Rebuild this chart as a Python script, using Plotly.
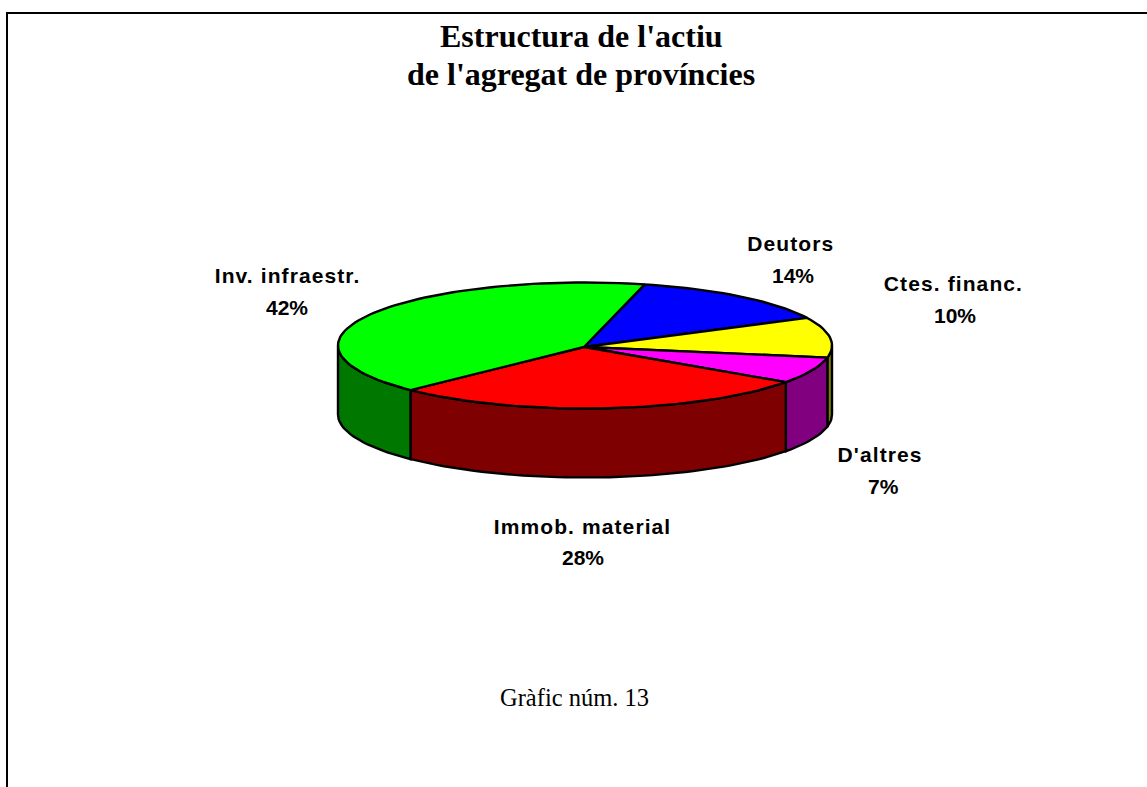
import math
import plotly.graph_objects as go

# Data, clockwise from the start angle
categories = ["Deutors", "Ctes. financ.", "D'altres", "Immob. material", "Inv. infraestr."]
values = [13.9, 10.3, 6.8, 27.6, 41.4]
pct_labels = ["14%", "10%", "7%", "28%", "42%"]
top_colors = ["#0000FF", "#FFFF00", "#FF00FF", "#FF0000", "#00FF00"]
side_colors = ["#000080", "#808000", "#800080", "#7F0000", "#007800"]

title_lines = ["Estructura de l'actiu", "de l'agregat de províncies"]
caption = "Gràfic núm. 13"

# Geometry of the tilted pie, in pixels of the page
CX, CY, RX, RY, DEPTH = 585, 345.5, 247, 63, 69
APEX = (584, 347)
START = 76.0

# label centres: (name x, name y, percent x, percent y)
label_pos = [
    (790, 243, 793, 275),
    (953, 283, 955, 315),
    (880, 454, 883, 486),
    (582, 526, 583, 557),
    (287, 275, 287, 307),
]


def rim(t):
    r = math.radians(t)
    return CX + RX * math.cos(r), CY - RY * math.sin(r)


def arc(a, b, step=2.0):
    n = max(2, int(abs(b - a) / step) + 1)
    return [a + (b - a) * i / (n - 1) for i in range(n)]


fig = go.Figure()
total = sum(values)
angles = [START]
for v in values:
    angles.append(angles[-1] - 360 * v / total)

# Frame: top and left edges only
fig.add_trace(go.Scatter(x=[7, 7, 1147], y=[787, 13, 13], mode="lines",
                         line=dict(color="black", width=2), hoverinfo="skip", showlegend=False))


def add_poly(xs, ys, color, name):
    fig.add_trace(go.Scatter(x=xs, y=ys, mode="lines", fill="toself", fillcolor=color,
                             line=dict(color="black", width=2.4), name=name,
                             hoverinfo="name", showlegend=False))


# Side walls: only the part of each slice on the front half (-180..0 degrees)
for i, cat in enumerate(categories):
    a0, a1 = angles[i], angles[i + 1]
    lo_a = min(a0, 0)
    hi_a = max(a1, -180)
    if lo_a <= hi_a:
        continue
    ts = arc(lo_a, hi_a)
    pts = [rim(t) for t in ts]
    xs = [p[0] for p in pts] + [p[0] for p in reversed(pts)]
    ys = [p[1] for p in pts] + [p[1] + DEPTH for p in reversed(pts)]
    add_poly(xs + [xs[0]], ys + [ys[0]], side_colors[i], cat)

# Top faces
for i, cat in enumerate(categories):
    pts = [rim(t) for t in arc(angles[i], angles[i + 1])]
    xs = [APEX[0]] + [p[0] for p in pts] + [APEX[0]]
    ys = [APEX[1]] + [p[1] for p in pts] + [APEX[1]]
    add_poly(xs, ys, top_colors[i], f"{cat}: {pct_labels[i]}")

ann = []
SANS = dict(family="Liberation Sans", size=21, color="black")
for i, cat in enumerate(categories):
    nx, ny, px, py = label_pos[i]
    ann.append(dict(x=nx, y=ny, text=f"<b>{cat}</b>", showarrow=False, font=SANS,
                    xanchor="center", yanchor="middle"))
    ann.append(dict(x=px, y=py, text=f"<b>{pct_labels[i]}</b>", showarrow=False, font=SANS,
                    xanchor="center", yanchor="middle"))
SERIF = dict(family="Liberation Serif", size=32, color="black")
for line, y in zip(title_lines, (36.2, 74.2)):
    ann.append(dict(x=581, y=y, text=f"<b>{line}</b>", showarrow=False, font=SERIF,
                    xanchor="center", yanchor="middle"))
ann.append(dict(x=574.5, y=697, text=caption, showarrow=False,
                font=dict(family="Liberation Serif", size=24.5, color="black"),
                xanchor="center", yanchor="middle"))

fig.update_layout(
    width=1147, height=787, margin=dict(l=0, r=0, t=0, b=0),
    paper_bgcolor="white", plot_bgcolor="white", annotations=ann,
    xaxis=dict(range=[0, 1147], visible=False, fixedrange=True),
    yaxis=dict(range=[787, 0], visible=False, fixedrange=True),
)
post = """
document.body.style.margin='0';document.body.style.overflow='hidden';
document.querySelectorAll('text.annotation-text').forEach(function(t){
  var s=t.textContent;
  if(t.style.fontFamily.indexOf('Liberation Sans')>=0 && s.indexOf('%')<0){t.style.letterSpacing='1.1px';}
});
"""
fig.write_html("out.html", config={"displayModeBar": False}, post_script=post)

§ GIVEN TASK:
Copy out the listing exactly as it stands, but not the pictures.

§ EXERCISE OUTPUT:
Rebuild this chart as a Python script, using Plotly.
import math
import plotly.graph_objects as go

# Data, clockwise from the start angle
categories = ["Deutors", "Ctes. financ.", "D'altres", "Immob. material", "Inv. infraestr."]
values = [13.9, 10.3, 6.8, 27.6, 41.4]
pct_labels = ["14%", "10%", "7%", "28%", "42%"]
top_colors = ["#0000FF", "#FFFF00", "#FF00FF", "#FF0000", "#00FF00"]
side_colors = ["#000080", "#808000", "#800080", "#7F0000", "#007800"]

title_lines = ["Estructura de l'actiu", "de l'agregat de províncies"]
caption = "Gràfic núm. 13"

# Geometry of the tilted pie, in pixels of the page
CX, CY, RX, RY, DEPTH = 585, 345.5, 247, 63, 69
APEX = (584, 347)
START = 76.0

# label centres: (name x, name y, percent x, percent y)
label_pos = [
    (790, 243, 793, 275),
    (953, 283, 955, 315),
    (880, 454, 883, 486),
    (582, 526, 583, 557),
    (287, 275, 287, 307),
]


def rim(t):
    r = math.radians(t)
    return CX + RX * math.cos(r), CY - RY * math.sin(r)


def arc(a, b, step=2.0):
    n = max(2, int(abs(b - a) / step) + 1)
    return [a + (b - a) * i / (n - 1) for i in range(n)]


fig = go.Figure()
total = sum(values)
angles = [START]
for v in values:
    angles.append(angles[-1] - 360 * v / total)

# Frame: top and left edges only
fig.add_trace(go.Scatter(x=[7, 7, 1147], y=[787, 13, 13], mode="lines",
                         line=dict(color="black", width=2), hoverinfo="skip", showlegend=False))


def add_poly(xs, ys, color, name):
    fig.add_trace(go.Scatter(x=xs, y=ys, mode="lines", fill="toself", fillcolor=color,
                             line=dict(color="black", width=2.4), name=name,
                             hoverinfo="name", showlegend=False))


# Side walls: only the part of each slice on the front half (-180..0 degrees)
for i, cat in enumerate(categories):
    a0, a1 = angles[i], angles[i + 1]
    lo_a = min(a0, 0)
    hi_a = max(a1, -180)
    if lo_a <= hi_a:
        continue
    ts = arc(lo_a, hi_a)
    pts = [rim(t) for t in ts]
    xs = [p[0] for p in pts] + [p[0] for p in reversed(pts)]
    ys = [p[1] for p in pts] + [p[1] + DEPTH for p in reversed(pts)]
    add_poly(xs + [xs[0]], ys + [ys[0]], side_colors[i], cat)

# Top faces
for i, cat in enumerate(categories):
    pts = [rim(t) for t in arc(angles[i], angles[i + 1])]
    xs = [APEX[0]] + [p[0] for p in pts] + [APEX[0]]
    ys = [APEX[1]] + [p[1] for p in pts] + [APEX[1]]
    add_poly(xs, ys, top_colors[i], f"{cat}: {pct_labels[i]}")

ann = []
SANS = dict(family="Liberation Sans", size=21, color="black")
for i, cat in enumerate(categories):
    nx, ny, px, py = label_pos[i]
    ann.append(dict(x=nx, y=ny, text=f"<b>{cat}</b>", showarrow=False, font=SANS,
                    xanchor="center", yanchor="middle"))
    ann.append(dict(x=px, y=py, text=f"<b>{pct_labels[i]}</b>", showarrow=False, font=SANS,
                    xanchor="center", yanchor="middle"))
SERIF = dict(family="Liberation Serif", size=32, color="black")
for line, y in zip(title_lines, (36.2, 74.2)):
    ann.append(dict(x=581, y=y, text=f"<b>{line}</b>", showarrow=False, font=SERIF,
                    xanchor="center", yanchor="middle"))
ann.append(dict(x=574.5, y=697, text=caption, showarrow=False,
                font=dict(family="Liberation Serif", size=24.5, color="black"),
                xanchor="center", yanchor="middle"))

fig.update_layout(
    width=1147, height=787, margin=dict(l=0, r=0, t=0, b=0),
    paper_bgcolor="white", plot_bgcolor="white", annotations=ann,
    xaxis=dict(range=[0, 1147], visible=False, fixedrange=True),
    yaxis=dict(range=[787, 0], visible=False, fixedrange=True),
)
post = """
document.body.style.margin='0';document.body.style.overflow='hidden';
document.querySelectorAll('text.annotation-text').forEach(function(t){
  var s=t.textContent;
  if(t.style.fontFamily.indexOf('Liberation Sans')>=0 && s.indexOf('%')<0){t.style.letterSpacing='1.1px';}
});
"""
fig.write_html("out.html", config={"displayModeBar": False}, post_script=post)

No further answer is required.